Nimmt man andere Krisenerfahrungen – die Finanzkrise, Terroranschläge, den Klimawandel – sowie bestimmte gesellschaftliche Entwicklungen – schwindende soziale Durchlässigkeit, wachsende Einkommensspreizung, explodierende Mieten – hinzu, ergibt sich das Bild eines Gemeinwesens, das sich selbst gefährdet. Aufgabe der Sozialdemokraten ist es, so sehen es ihre Strategen, den Staat widerstandsfähiger zu machen gegen externe Krisen wie interne Spannungen.

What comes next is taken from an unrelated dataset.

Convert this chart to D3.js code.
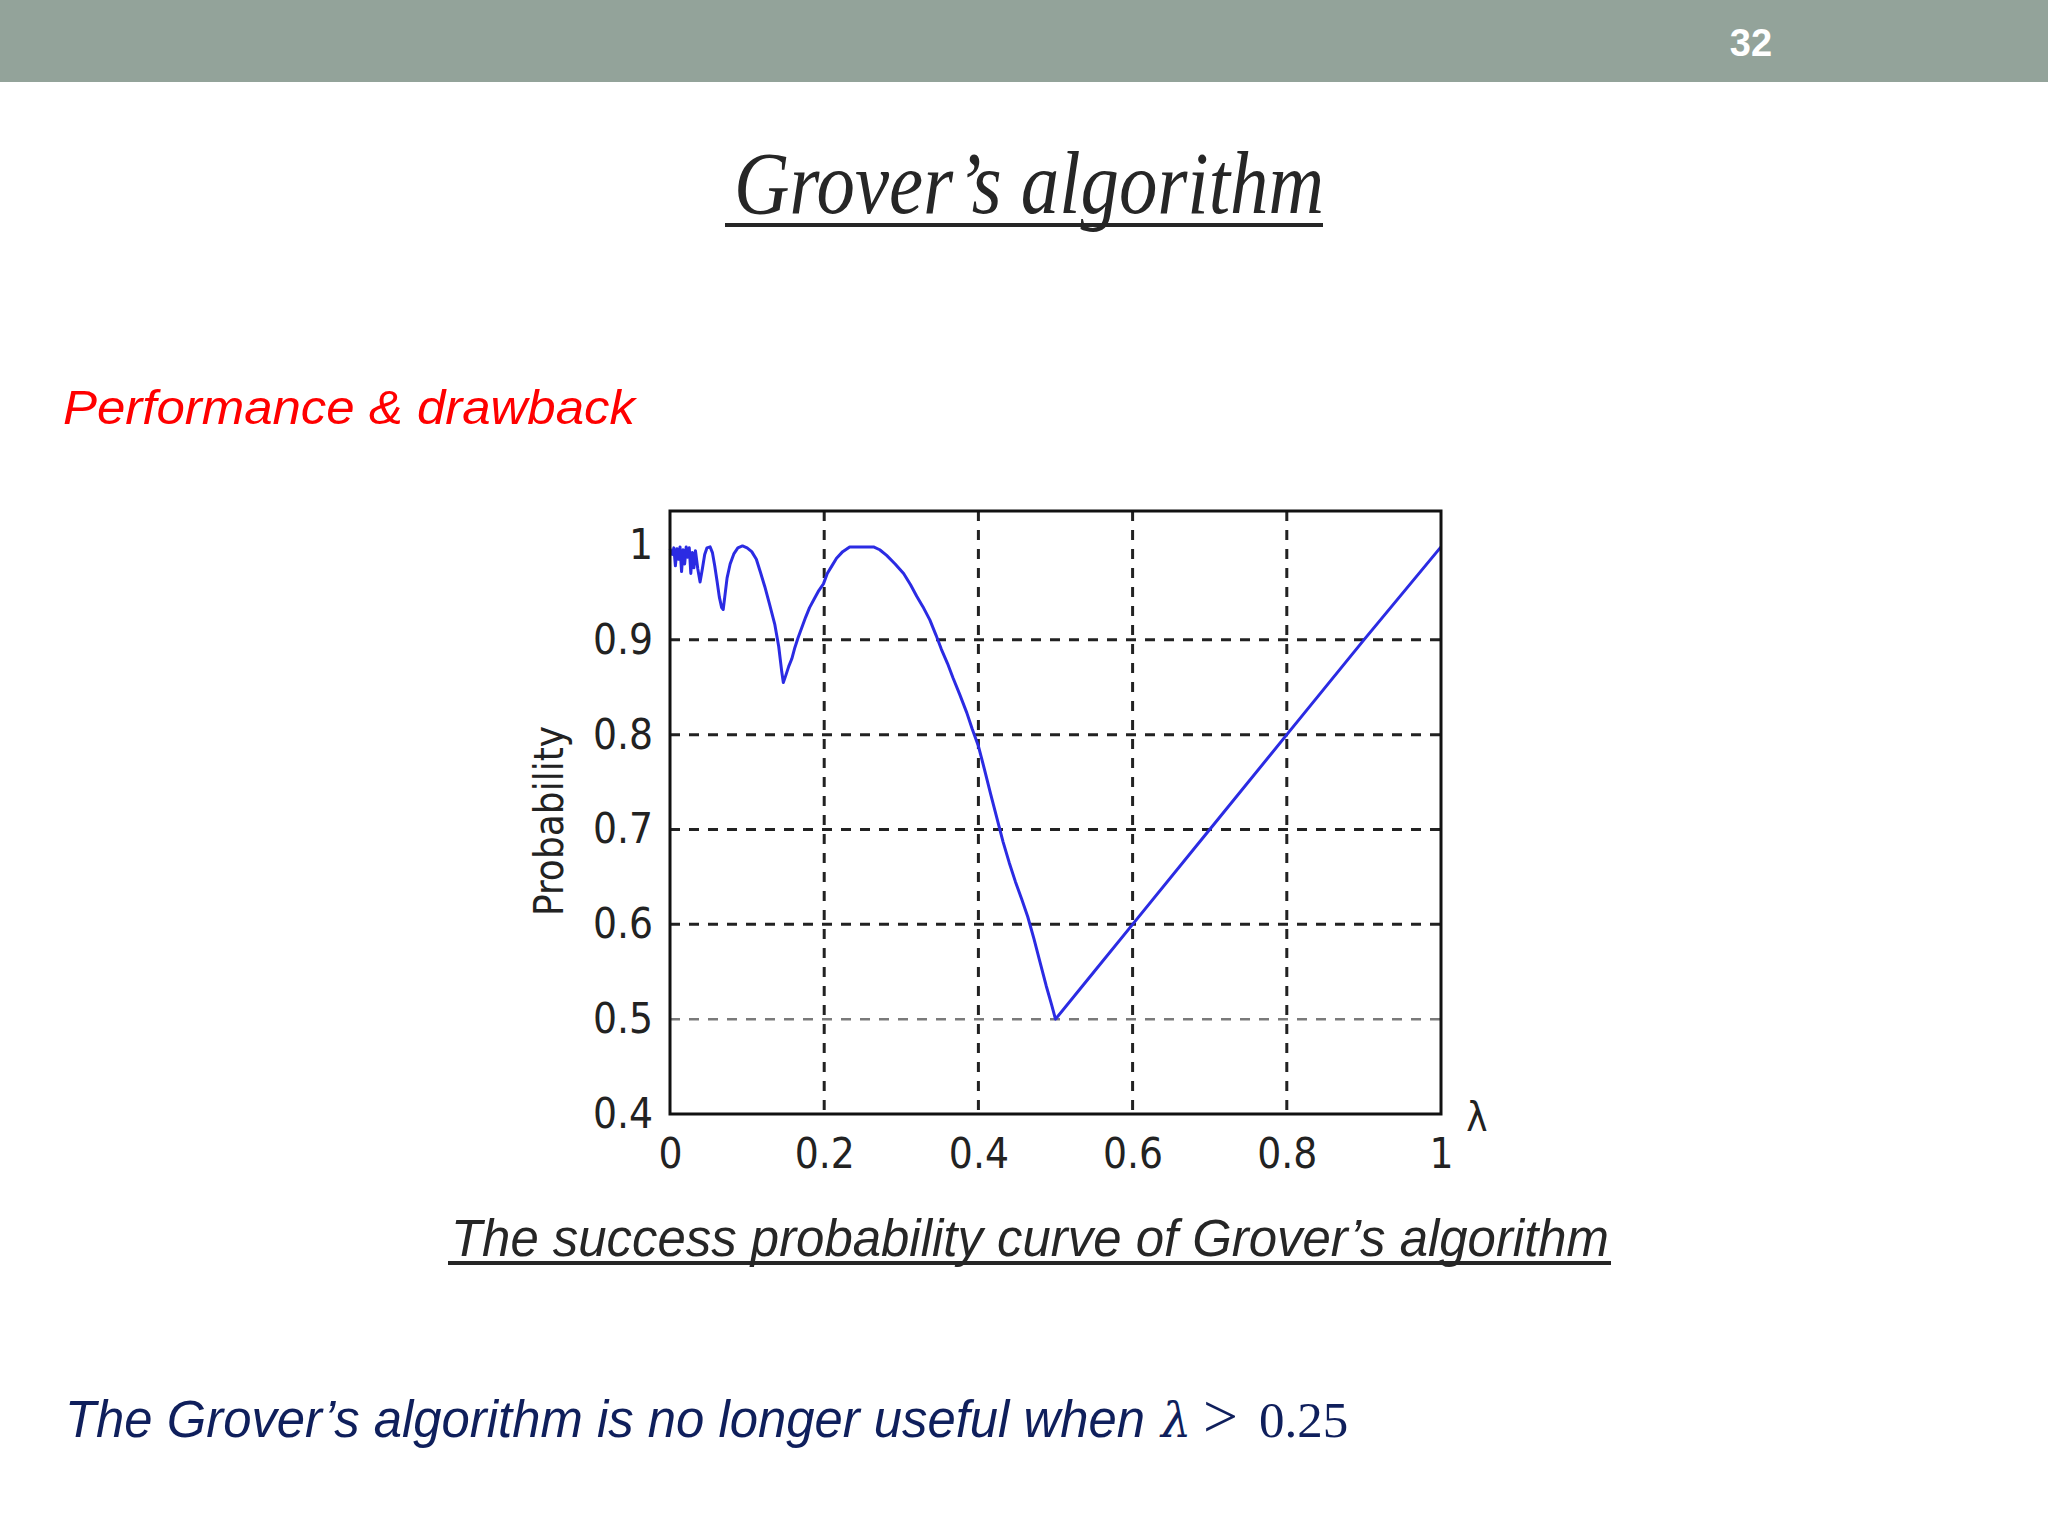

Der vorsorgende und widerstandsfähige (neudeutsch: resiliente) Staat böte die Rahmenerzählung für einen Wahlkampf, bei dem die SPD Traditionelles (bessere Löhne in der Pflege, bezahlbarer Wohnraum) mit Neuem (klimaneutraler Arbeitsplatz, Kita-Platz per Mausklick) verbinden könnte und zugleich eine weitere Sehnsucht aufgreifen würde: die nach Sicherheit.
Als Vorteil erweist sich hierbei, dass Olaf Scholz mittlerweile aus dem Gefängnis der schwarzen Null ausgebrochen ist, in das er sich selbst und seine Partei lange Zeit eingekerkert hatte. Am benötigten Geld wird der widerstandsfähige Staat jedenfalls nicht scheitern. Und auch die Bevölkerung hat in der Corona-Krise über den Umgang mit Geld etwas gelernt: Ein besseres Gesundheitswesen kann man sich nicht herbeisparen.
Eine entzauberte Baerbock, ein dauerschwacher Laschet, die verlässliche Autorität eines Olaf Scholz und dazu ein Thema, hinter dem sich die Partei versammeln kann und das aus den Krisenerfahrungen der Menschen erwächst – das ist der Mix, auf dem die Hoffnungen der SPD beruhen. Fehlen nur noch zwei Dinge: die nötige Zuspitzung. Und ein Olaf Scholz, der sich endlich aus der Zwangsjacke des Merkel-ergebenen Vizekanzlers befreit und so auftritt, wie die SPD ihn auf und nach ihrem Parteitag am 9. Mai nur noch sehen will – als ihren Kanzlerkandidaten.